Find the lines with "chart" in them and copy them out.

-- START OF Exercise input --

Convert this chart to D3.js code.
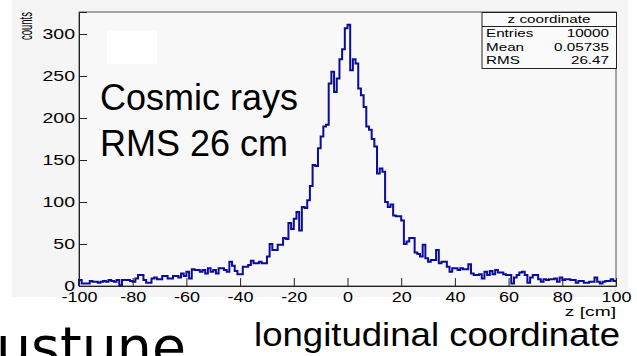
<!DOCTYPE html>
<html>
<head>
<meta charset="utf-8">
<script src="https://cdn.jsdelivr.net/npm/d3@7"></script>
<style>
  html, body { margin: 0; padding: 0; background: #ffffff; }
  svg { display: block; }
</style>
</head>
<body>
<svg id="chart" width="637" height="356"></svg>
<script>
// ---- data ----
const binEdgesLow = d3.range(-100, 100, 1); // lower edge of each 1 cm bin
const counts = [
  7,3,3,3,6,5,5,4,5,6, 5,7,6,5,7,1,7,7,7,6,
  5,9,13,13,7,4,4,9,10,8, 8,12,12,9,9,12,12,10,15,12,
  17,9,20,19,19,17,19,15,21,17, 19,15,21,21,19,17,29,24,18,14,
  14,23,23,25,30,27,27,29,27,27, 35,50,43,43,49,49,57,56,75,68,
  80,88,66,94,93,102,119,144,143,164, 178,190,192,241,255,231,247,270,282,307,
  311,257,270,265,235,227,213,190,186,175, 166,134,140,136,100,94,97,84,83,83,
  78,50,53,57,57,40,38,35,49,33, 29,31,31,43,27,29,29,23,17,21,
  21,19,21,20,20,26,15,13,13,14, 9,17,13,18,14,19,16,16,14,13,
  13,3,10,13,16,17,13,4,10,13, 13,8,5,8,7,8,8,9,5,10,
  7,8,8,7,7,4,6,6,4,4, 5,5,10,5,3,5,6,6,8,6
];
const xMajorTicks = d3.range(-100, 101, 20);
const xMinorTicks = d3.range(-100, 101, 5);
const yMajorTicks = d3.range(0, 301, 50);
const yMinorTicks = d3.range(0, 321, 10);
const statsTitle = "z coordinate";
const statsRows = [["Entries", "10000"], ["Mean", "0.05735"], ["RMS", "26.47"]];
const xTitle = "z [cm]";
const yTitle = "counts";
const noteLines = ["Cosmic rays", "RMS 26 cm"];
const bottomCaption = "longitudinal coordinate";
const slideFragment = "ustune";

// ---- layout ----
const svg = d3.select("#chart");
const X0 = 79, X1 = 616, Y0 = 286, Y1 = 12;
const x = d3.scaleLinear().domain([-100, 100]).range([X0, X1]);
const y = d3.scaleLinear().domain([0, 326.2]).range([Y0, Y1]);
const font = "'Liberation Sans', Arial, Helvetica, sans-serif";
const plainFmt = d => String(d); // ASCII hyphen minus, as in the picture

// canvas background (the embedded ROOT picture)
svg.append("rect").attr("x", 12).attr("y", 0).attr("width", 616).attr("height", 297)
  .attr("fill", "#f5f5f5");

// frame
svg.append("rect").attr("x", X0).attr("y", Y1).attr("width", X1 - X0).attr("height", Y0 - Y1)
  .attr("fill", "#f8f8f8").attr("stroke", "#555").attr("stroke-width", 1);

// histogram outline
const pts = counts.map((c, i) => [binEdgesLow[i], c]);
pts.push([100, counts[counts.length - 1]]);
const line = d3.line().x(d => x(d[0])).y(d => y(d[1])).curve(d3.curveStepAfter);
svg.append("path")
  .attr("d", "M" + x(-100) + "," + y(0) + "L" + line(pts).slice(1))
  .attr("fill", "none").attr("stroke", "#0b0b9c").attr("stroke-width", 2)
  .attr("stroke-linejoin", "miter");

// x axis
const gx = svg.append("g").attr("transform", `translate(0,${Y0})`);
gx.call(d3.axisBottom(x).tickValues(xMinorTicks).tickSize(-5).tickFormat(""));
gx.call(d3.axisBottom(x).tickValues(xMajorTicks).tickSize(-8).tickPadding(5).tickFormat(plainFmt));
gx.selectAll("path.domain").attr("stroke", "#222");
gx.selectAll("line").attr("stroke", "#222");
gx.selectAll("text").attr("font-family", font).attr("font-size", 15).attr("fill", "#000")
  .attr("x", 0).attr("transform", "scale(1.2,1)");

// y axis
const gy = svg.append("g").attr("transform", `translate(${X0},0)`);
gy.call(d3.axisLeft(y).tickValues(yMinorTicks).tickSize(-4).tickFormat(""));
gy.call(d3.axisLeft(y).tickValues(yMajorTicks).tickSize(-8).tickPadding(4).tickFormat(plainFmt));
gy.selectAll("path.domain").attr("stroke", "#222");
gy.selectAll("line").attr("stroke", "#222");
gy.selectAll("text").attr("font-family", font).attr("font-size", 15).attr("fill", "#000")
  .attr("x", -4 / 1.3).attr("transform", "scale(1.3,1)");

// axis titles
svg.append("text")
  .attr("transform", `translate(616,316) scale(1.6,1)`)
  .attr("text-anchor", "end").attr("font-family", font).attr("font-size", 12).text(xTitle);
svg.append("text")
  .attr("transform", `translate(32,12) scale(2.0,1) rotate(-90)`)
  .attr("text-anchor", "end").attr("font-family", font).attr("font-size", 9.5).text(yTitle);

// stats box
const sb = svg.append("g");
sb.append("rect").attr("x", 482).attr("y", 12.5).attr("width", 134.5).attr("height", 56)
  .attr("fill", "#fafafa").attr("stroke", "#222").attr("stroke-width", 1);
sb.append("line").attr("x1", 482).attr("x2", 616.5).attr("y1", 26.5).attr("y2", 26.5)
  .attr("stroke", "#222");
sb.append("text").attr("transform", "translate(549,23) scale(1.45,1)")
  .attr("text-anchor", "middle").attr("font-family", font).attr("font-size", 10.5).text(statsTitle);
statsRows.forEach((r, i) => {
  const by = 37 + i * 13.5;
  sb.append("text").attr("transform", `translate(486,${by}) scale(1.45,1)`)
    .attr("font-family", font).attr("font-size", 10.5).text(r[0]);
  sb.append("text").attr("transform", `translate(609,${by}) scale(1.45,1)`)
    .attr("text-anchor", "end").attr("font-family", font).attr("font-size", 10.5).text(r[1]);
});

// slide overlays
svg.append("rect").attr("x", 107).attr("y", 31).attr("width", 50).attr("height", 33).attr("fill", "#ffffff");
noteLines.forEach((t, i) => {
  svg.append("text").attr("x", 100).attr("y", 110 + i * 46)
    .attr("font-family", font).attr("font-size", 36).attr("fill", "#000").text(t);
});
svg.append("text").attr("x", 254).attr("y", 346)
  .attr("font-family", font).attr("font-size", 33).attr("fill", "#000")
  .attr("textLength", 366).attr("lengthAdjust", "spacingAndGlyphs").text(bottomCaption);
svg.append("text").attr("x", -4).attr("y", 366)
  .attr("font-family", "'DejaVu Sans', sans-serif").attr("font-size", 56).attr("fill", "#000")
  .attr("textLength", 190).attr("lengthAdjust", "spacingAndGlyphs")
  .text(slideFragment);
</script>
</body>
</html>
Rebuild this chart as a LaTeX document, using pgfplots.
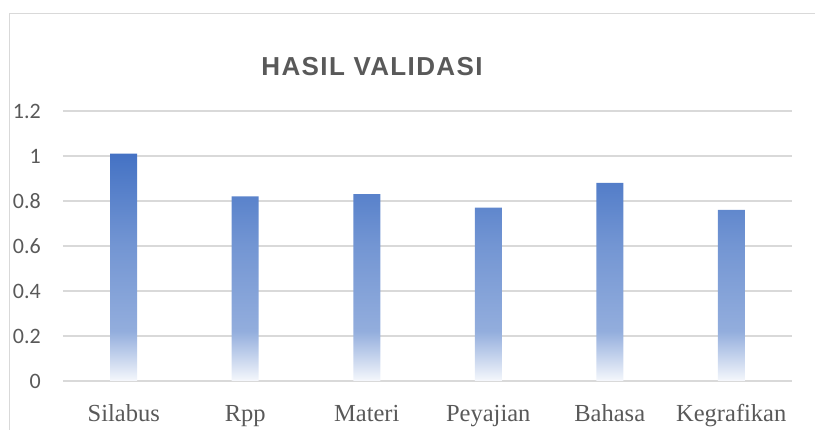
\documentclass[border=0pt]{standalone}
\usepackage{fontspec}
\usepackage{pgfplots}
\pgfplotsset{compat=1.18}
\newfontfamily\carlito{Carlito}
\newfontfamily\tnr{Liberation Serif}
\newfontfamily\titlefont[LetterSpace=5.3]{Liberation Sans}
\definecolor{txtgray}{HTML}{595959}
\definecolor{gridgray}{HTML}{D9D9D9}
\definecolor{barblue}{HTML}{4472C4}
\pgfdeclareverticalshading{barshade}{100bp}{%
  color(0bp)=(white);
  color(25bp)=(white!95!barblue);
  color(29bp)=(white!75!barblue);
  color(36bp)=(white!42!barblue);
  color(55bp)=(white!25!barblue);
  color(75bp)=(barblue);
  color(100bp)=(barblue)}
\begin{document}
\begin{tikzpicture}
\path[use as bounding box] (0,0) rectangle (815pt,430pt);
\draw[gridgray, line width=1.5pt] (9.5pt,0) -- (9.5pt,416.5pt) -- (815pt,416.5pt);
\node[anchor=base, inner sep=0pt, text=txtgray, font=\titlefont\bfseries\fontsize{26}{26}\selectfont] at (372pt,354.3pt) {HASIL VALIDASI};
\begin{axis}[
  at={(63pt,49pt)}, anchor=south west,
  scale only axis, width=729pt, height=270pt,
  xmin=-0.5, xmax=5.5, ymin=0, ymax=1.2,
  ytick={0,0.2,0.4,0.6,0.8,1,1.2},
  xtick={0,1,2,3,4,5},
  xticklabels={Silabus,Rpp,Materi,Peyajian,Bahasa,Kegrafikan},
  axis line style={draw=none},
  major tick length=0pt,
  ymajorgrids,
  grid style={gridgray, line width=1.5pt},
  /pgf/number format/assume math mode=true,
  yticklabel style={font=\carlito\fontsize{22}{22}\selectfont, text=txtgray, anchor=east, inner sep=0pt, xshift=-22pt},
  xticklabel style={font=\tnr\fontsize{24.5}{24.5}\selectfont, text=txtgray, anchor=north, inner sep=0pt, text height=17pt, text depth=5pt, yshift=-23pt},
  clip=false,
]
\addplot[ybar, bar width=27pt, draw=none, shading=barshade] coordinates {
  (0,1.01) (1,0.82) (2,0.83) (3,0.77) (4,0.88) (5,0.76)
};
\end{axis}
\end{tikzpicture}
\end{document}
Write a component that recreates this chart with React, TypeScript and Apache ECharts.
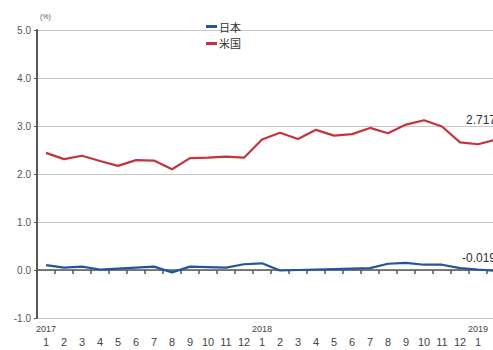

-- END OF Exercise input --

— Finished exercise —
Convert this chart to D3.js code.
<svg id="chart" width="637" height="356"></svg>
const svg = d3.select("#chart");
Rebuild this chart as a LaTeX document, using pgfplots.
Write a component that recreates this chart with React, TypeScript and Apache ECharts.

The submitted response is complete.